Referring next to FIG. 1b there is shown, schematically, a top view of the main pole (14) and pole tip (13), as it would appear if viewed along the thickness direction of the writer, or the arrow (180), or the x-axis of FIG. 1a. Note, as discussed above, that the main pole (14) generally has a horizontal shape that includes a small rectangular portion (13) and a triangular flaring portion (11). The pole tip projects from the narrow portion of (1). The ABS surface (19) of the pole tip (13) has a width, w, and the pole tip itself has neck height NH, defined by its length before the taper if the pole tip is reached.

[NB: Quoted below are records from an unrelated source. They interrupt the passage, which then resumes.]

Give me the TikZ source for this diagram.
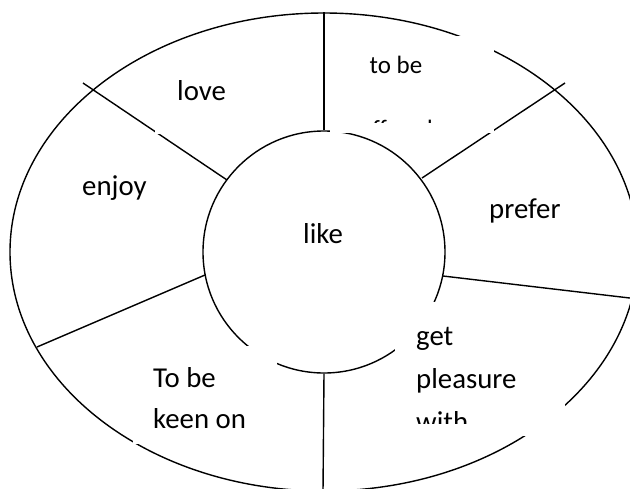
\documentclass[tikz,border=0pt]{standalone}
\usepackage{fontspec}
\setmainfont{Carlito}
\usetikzlibrary{shapes.geometric}
\begin{document}
\begin{tikzpicture}[x=1pt,y=-1pt,
  edge/.style={line width=1.4pt, draw=black},
  cover/.style={fill=white, draw=none},
  lbl/.style={inner sep=0pt, anchor=base west, font=\fontsize{28.8}{34}\selectfont},
  lblsmall/.style={inner sep=0pt, anchor=base, font=\fontsize{25}{30}\selectfont}]
\fill[white] (0,0) rectangle (630,488);
\useasboundingbox (0,0) rectangle (630,488);
\clip (0,0) rectangle (630,488);
% rings
\node[edge, ellipse, inner sep=0pt, minimum width=628pt, minimum height=478pt] (rim) at (324,252) {};
\node[edge, circle, inner sep=0pt, minimum size=242pt] (hub) at (324,252) {};
% spoke end points
\coordinate (loveIn) at (227,180);
\coordinate (loveOut) at (83,83);
\coordinate (tobeIn) at (422,178);
\coordinate (tobeOut) at (565,83);
\coordinate (prefIn) at (443,276);
\coordinate (prefOut) at (634,298.5);
\coordinate (enjIn) at (205,275);
\coordinate (enjOut) at (37,347);
\coordinate (botOut) at (323,492);
% spokes
\draw[edge] (hub.north) -- (rim.north);
\draw[edge] (loveIn) -- (loveOut);
\draw[edge] (tobeIn) -- (tobeOut);
\draw[edge] (prefIn) -- (prefOut);
\draw[edge] (enjIn) -- (enjOut);
\draw[edge] (hub.south) -- (botOut);
% white text boxes that hide parts of the lines
\fill[cover] (330,36) rectangle (494,133);
\fill[cover] (155,60) rectangle (250,134);
\fill[cover] (395,302) rectangle (565,436);
\fill[cover] (133,346) rectangle (277,444);
% labels
\node[lbl] (love) at (177,100) {love};
\node[lbl] (enjoy) at (82,195) {enjoy};
\node[lbl] (like) at (303,243) {like};
\node[lbl] (prefer) at (489,218) {prefer};
\node[lbl] (tobe1) at (153,387) {To be};
\node[lbl] (tobe2) at (153,428) {keen on};
\node[lbl] (get1) at (416,345) {get};
\node[lbl] (get2) at (416,388) {pleasure};
\begin{scope}
  \clip (395,302) rectangle (565,423);
  \node[lbl] (get3) at (416,431) {with};
\end{scope}
\node[lblsmall] (off1) at (396,73) {to be};
\begin{scope}
  \clip (330,36) rectangle (494,122);
  \node[lblsmall] (off2) at (396,137) {offered};
\end{scope}
\end{tikzpicture}
\end{document}
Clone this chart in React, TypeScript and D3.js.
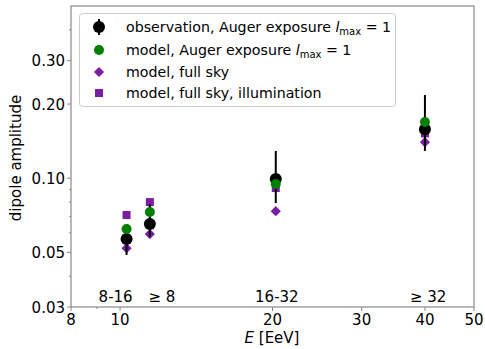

Referring now to FIGS. 2a, 2b and 2c, there are shown three possible approaches to channeling magnetic flux from a yoke to a main pole, any of which could be applied to the configuration of FIG. 1a. In FIG. 2a, there is schematically shown the main pole (14) attached beneath the yoke (17a), which thereby acts as a top yoke. Typically, the distance, d, between the perpendicular edge of the yoke (18a) and the tip of the pole (19) is approximately 1.5 microns or greater.
In FIG. 2b, there is schematically shown the same main pole (14), with the yoke (17b) now serving as a bottom yoke and the same approximate 1.5 micron or greater distance between the yoke edge (18b) and the pole tip.
In FIG. 2c, there is shown a main pole configuration in which the main pole is sandwiched between a top (17a) and bottom (17b) yoke.
Referring finally to FIG. 2d, there is shown a top view of the configuration in FIG. 2c, in which the main pole (14) is shown projecting from between the top and bottom yokes (17a)/(17b). Note, this figure would appear substantially the same if it were used to illustrate the configurations of FIG. 2a or 2b, the difference being that only one yoke (17a) or (17b) would be seen.
Along with the above cited methods of attaching a pole tip to a top yoke, a bottom yoke or both, the tip itself may be provided with a tapering profile just above its emergence at the ABS of the writer. Referring to FIGS. 3a, 3b and 3c, there are shown three pole tips with trailing edge, leading edge and both leading and trailing edge, tapers. Note that a trailing (leading) taper refers to a bevel (reduction in thickness) that begins at the trailing (leading) edge face of the pole tip, a distance away from the ABS (shown as a dashed line) and produces a diminishing thickness towards the ABS face of the pole tip, at which point the bevel stops.
The methods by which the pole tip is tapered and the general design of the taper are also taught in the following patents and published applications.
U.S. Patent Application 2005/0219743 (Guan et al—Headway) discloses that the main pole may be tapered at the leading or the trailing edge.
U.S. Pat. No. 7,133,252 (Takano et al) shows that the main pole may be tapered at the leading edge or the trailing edge or both.
U.S. Pat. No. 5,600,519 (Heim et al) discloses a tapered pole tip.
U.S. Patent Application 2008/0316653 (Sasaki et al). FIG. 12 shows the pole tapered and the nonmagnetic layer 17 also tapered.